About 5 billion years ago the universe underwent a crucial transition. The gravitational tug that pulled together the matter in the universe was overwhelmed by a different, repulsive phenomenon. As a result, the universe began to expand at an accelerating rate.
Scientists have given that phenomenon a name: dark energy. However, they can say with confidence only what it does, not what it is, where it comes from, or why it’s pushing galaxies apart at an ever more rapid speed.
The Department of Energy recently declared the need to construct a powerful new device that scientists could use to address fundamental questions about dark energy.
Scientists have proposed two different projects to fulfill this need. The projects aim to study the three-dimensional distribution and motions of galaxies before and after the transition epoch between the matter-dominated and dark-energy-dominated eras.
"It turns out that the rate at which galaxies formed in the early universe as well as the expansion rate of the universe itself are sensitive to this stuff we call dark energy," says Fermilab physicist Josh Frieman, director of an existing dark energy experiment called the Dark Energy Survey. "So, those two things are what we're really trying to measure."
Scientists can look into the past by studying the light from distant galaxies. This will give scientists a better understanding of what role dark energy has played, Frieman says.
Scientists' main tools for studying how galaxies have been distributed over billions of years are imaging surveys and spectroscopic surveys. Imaging surveys compile a collection of images of the sky, while spectroscopic surveys go one step further, dispersing the light from certain objects within an image into individual wavelengths called a spectrum. They do this by attaching an instrument called a spectrograph to a telescope.
Scientists use imaging surveys to map out the sky and pinpoint galaxy locations. They follow these up with spectroscopic surveys. Both survey types are important because imaging surveys can accurately measure the two-dimensional positions and shapes of galaxies on the sky and spectroscopic surveys can precisely determine the three-dimensional positions.

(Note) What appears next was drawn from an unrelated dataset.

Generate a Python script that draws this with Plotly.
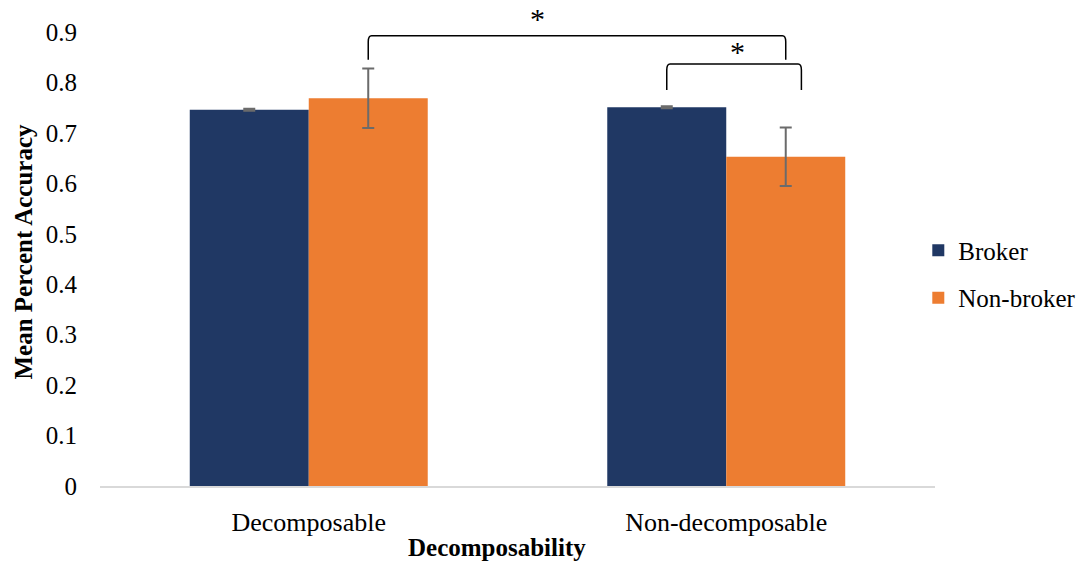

A galaxy's spectrum contains information on its chemical composition and—more importantly to dark energy researchers—its distance from Earth. With spectroscopic surveys, scientists can construct three-dimensional maps of the sky. To do this, they have proposed two new spectroscopic surveys, one in the northern hemisphere and the other in the southern hemisphere.
In the northern hemisphere, the proposed BigBOSS project would attach a spectroscopic instrument to the Mayall telescope atop Kitt Peak in southern Arizona. BigBOSS is a scaled up version of the BOSS spectroscopic survey, currently in operation at Apache Point in New Mexico. In the southern hemisphere, the proposed DESpec project would attach a spectroscopic instrument to the Blanco telescope at the Cerro Tololo Inter-American Observatory in Chile, current home of the Dark Energy Survey. Lawrence Berkeley National Laboratory is the headquarters for the BigBOSS project, while Fermilab heads the design of DESpec.
Both of these projects would, in different ways, construct the largest three-dimensional maps of the cosmos ever made by collecting spectra of millions of galaxies—many times more than any previous spectroscopic survey.
"Our ability to study dark energy and the accuracy of the results is proportional to the number of galaxies we get," says Michael Levi of Lawrence Berkeley National Laboratory, director of BigBOSS.
If all goes well, scientists hope to start at least one new spectroscopic probe within the next several years.